Posts in the “Narita NRT” category...
Every now and again in life, we experience such a jolt, such a step-change in pace, culture and attitude, that for a moment our breath can quite literally be taken away. One such moment is stepping from New Zealand to Japan in one swift movement across the threshold of a Boeing 777. Gone is the slightly-forced Kiwi languidity and, suddenly, Japanese efficiency, purpose and precision engulfs you with full surround-sound force.
Our pusher has us off at break-neck speed towards the shuttle train, a 5’6” human dynamo with little English beyond ‘passport’ and some numbers, but a demon with a wheelchair and a master of the lingua franca of hand signals, eye-brow raising and smiles.
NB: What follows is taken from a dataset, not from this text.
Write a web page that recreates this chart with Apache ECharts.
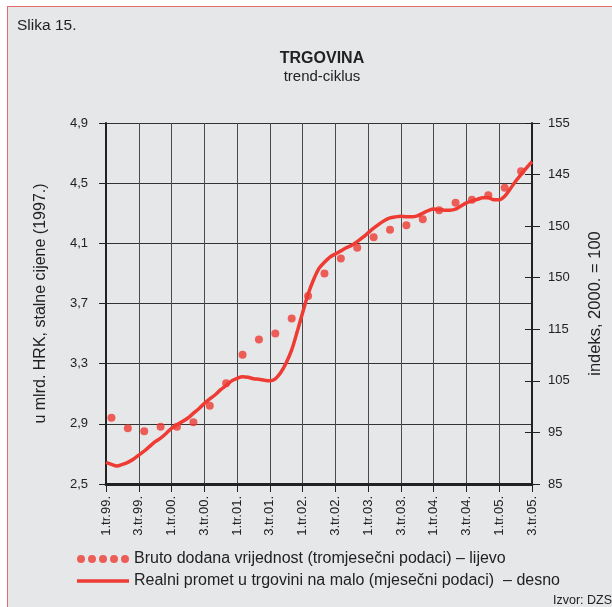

Employing the same communication medium, he picks up with ease that we’ll be ultimately heading for the hotel courtesy bus stop outside the terminal building, and weaves us through Immigration, Baggage Reclaim and Customs with alacrity and speed.
The only disappointment being that, once we arrive at Bus Stop Number 25 for our free transfer to the ANA Crowne Plaza, he’s just as efficient at ejecting GCC from the wheelchair and leaving us at the seatless stop, as he ricochets off to scoop up his next inbound infirmity.
Luckily, the burly Delsey and Samsonite double for a bench each and, with alarming punctuality, the Crowne Plaza bus rolls up as if controlled by atomic clock.
The transfer to the hotel is, for the first-timer, especially well-organised as it traverses its loop between each terminal at Narita, the hotel and back again to the airport. At every stage, recorded announcements in Japanese and English comfort the wary with clear indications of the next stop, estimated time of arrival and even a warning that, owing to the layout of road junctions, the hotel will be passed and then returned to – so not to panic.
It’s an excellent set up.
Depending on traffic (as the recorded message will, conscientiously, tell you) it’s about a 25 minute drive to the hotel from the airport, whereupon porters will unload baggage and hold it while check-in formalities are completed in the airy, hushed Reception.
Continuing the theme of pre-emptive strikes of potentially-needed information, an airport shuttle timetable is provided with the room key and a flash of the key wallet reveals the room number to the Porter, who discreetly follows with the bags from the bus.
The room, a corner Junior Suite with a view to the airport in the distance, was modern and stylish – only the positively antique television appearing incongruous in this room in the heart of Japan, the World’s leader in audio visual technology.
The bathroom had obviously not felt the interior designer’s touch quite so recently, but was clean and functional, with the trademark Japanese bidet/toilet and positively abundant toiletries and amenities.
Indeed the room does not go under-provided in this regard either. Robes are joined by Japanese pyjamas, and a special ‘sleep kit’ is placed between the beds, comprising self-heating eye masks and two types of green tea – one to induce night time slumber and one to reinvigorate the early morning.
Having done little but slump on an aircraft all day, eating if not necessarily enjoying, there’s no great hunger gnawing at us and we forego an investigation of the hotel restaurant in favour of an early night in comfortable beds, with the curtains open to watch the lights of airport-approaching aircraft scan across the windows like shooting stars.
Awake and bathed the following morning, the prospect of another day of eating and sitting renders paying for a pre-departure breakfast somewhat pointless, so instead the porter is called to collect bags and we make our way back to the light and spacious lobby to check out and board the next courtesy coach back to Narita.
The porter gives us a tag to identify to our bags and their intended terminal and, having checked-out quickly and had a brief look around the lobby convenience store, the doorman takes our tag and lines the bags up ready for the next bus. Lest anyone in the hotel should be unaware of its impending arrival, a recorded announcement plays through the hotel’s PA system, and a few more guests scuttle from the restaurant to join us on the forecourt as the bus, now predictably, rolls up bang on-time.
More on-board announcements accompany progress to the airport, warning of the necessity to have passports ready for a perimeter security inspection and advising estimated travel times to each terminal. It’s almost worryingly stress-free and, as soon as we roll up at Terminal One (punctually, of course) the driver is out and has our bags unloaded in a flash.
Final Verdict for the ANA Crowne Plaza Narita: 8.0/10. I’m awarding this score carefully, as so few of the hotel’s facilities beyond the lobby, guest room and airport transfer were tested. That said, as an airport stopover hotel, it was pretty much perfect. The organisation of that transfer, the courteousness and helpfulness of the staff and the quiet, comfortable room all combined to make this an excellent choice for a single overnight stay and, on the basis of that, I think that it fully deserves an 8.0 and a strong recommendation.